= James S. Woods =

American toxicologist and epidemiologist

James Sterrett Woods (born February 26, 1940) is an American toxicologist and epidemiologist. He is Research Professor Emeritus in the Department of Environmental and Occupational Health Sciences at the University of Washington School of Public Health.

==Education==
Woods earned a Bachelor of Arts degree in chemistry from Princeton University in 1962. He subsequently studied at the University of Washington, where he received a Master of Science in pharmacology in 1968 and a Ph.D. in pharmacology in 1970. In 1978, he completed a Master of Public Health in epidemiology at the University of North Carolina at Chapel Hill.

==Career==
After completing his doctorate, Woods served as an American Cancer Society Research Fellow in the Department of Pharmacology at Yale University School of Medicine from 1970 to 1972. He then joined the National Institute of Environmental Health Sciences at the National Institutes of Health, serving first as a staff fellow and later as head of the Biochemical Toxicology Section in the Laboratory of Environmental Toxicology.

In 1978, Woods joined the Environmental and Occupational Health Research Program at the Battelle Centers for Public Health Research and Evaluation in Seattle, where he worked until 2006.

==Research==
Woods's research addressed the molecular toxicology of metals, with a focus on their effects on porphyrin metabolism, heme biosynthesis, and oxidative stress.

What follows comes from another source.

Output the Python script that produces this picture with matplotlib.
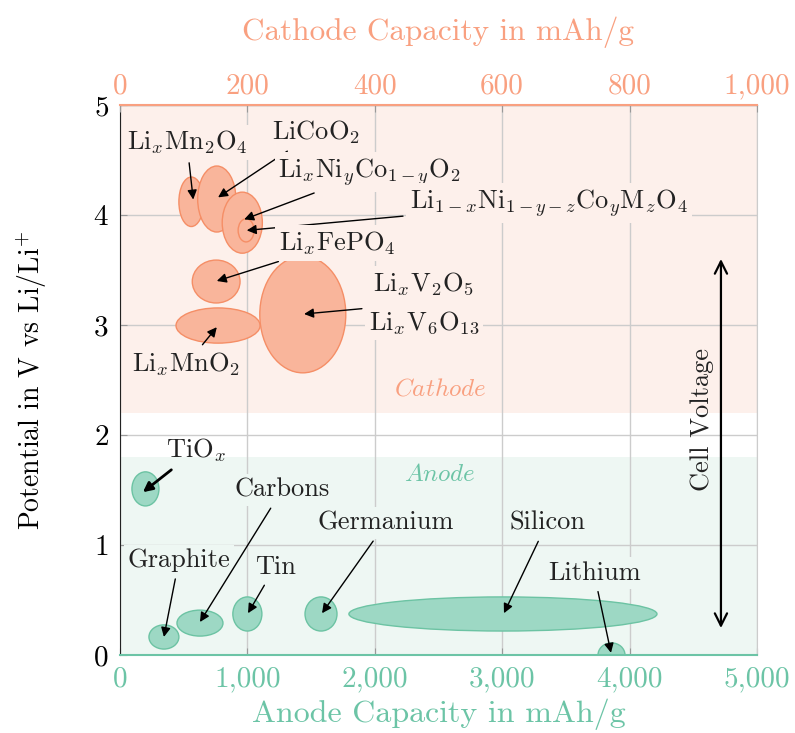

He identified urinary porphyrin excretion patterns as biomarkers of mercury exposure in adult dental workers and characterized altered porphyrin metabolism as a biomarker of mercury exposure and toxicity more broadly.

His research group reported elevated urinary porphyrin concentrations in children with autism compared with neurotypical children of the same age and identified disordered porphyrin metabolism as a potential biological indicator for autism risk assessment.

His work contributed to the understanding of genetic polymorphisms that influence susceptibility to heavy metal neurotoxicity. He and colleagues reported that a polymorphism in the coproporphyrinogen oxidase gene (CPOX4) is associated with increased vulnerability to mercury-related neurobehavioral effects in adult dental workers and demonstrated that the same polymorphism modifies mercury's neurotoxic effects in children participating in the Casa Pia amalgam trial. The biochemical properties of the CPOX4 variant were further characterized in laboratory studies.

Woods was a lead investigator in the Casa Pia children's amalgam trial. The primary neurobehavioral results were published in the Journal of the American Medical Association in 2006. Subsequent publications examined urinary porphyrin excretion in children over the course of the trial and evaluated genetic factors modifying susceptibility to mercury exposure.

==Professional service==
Woods served in several professional organizations, including the Society of Toxicology. He was the founding president of the Pacific Northwest Chapter (PANWAT) in 1984.

==Honors==
Woods received the Pacific Northwest Toxicology Achievement Award from PANWAT in 2010. His research was supported by grants from the National Institutes of Health and private foundations.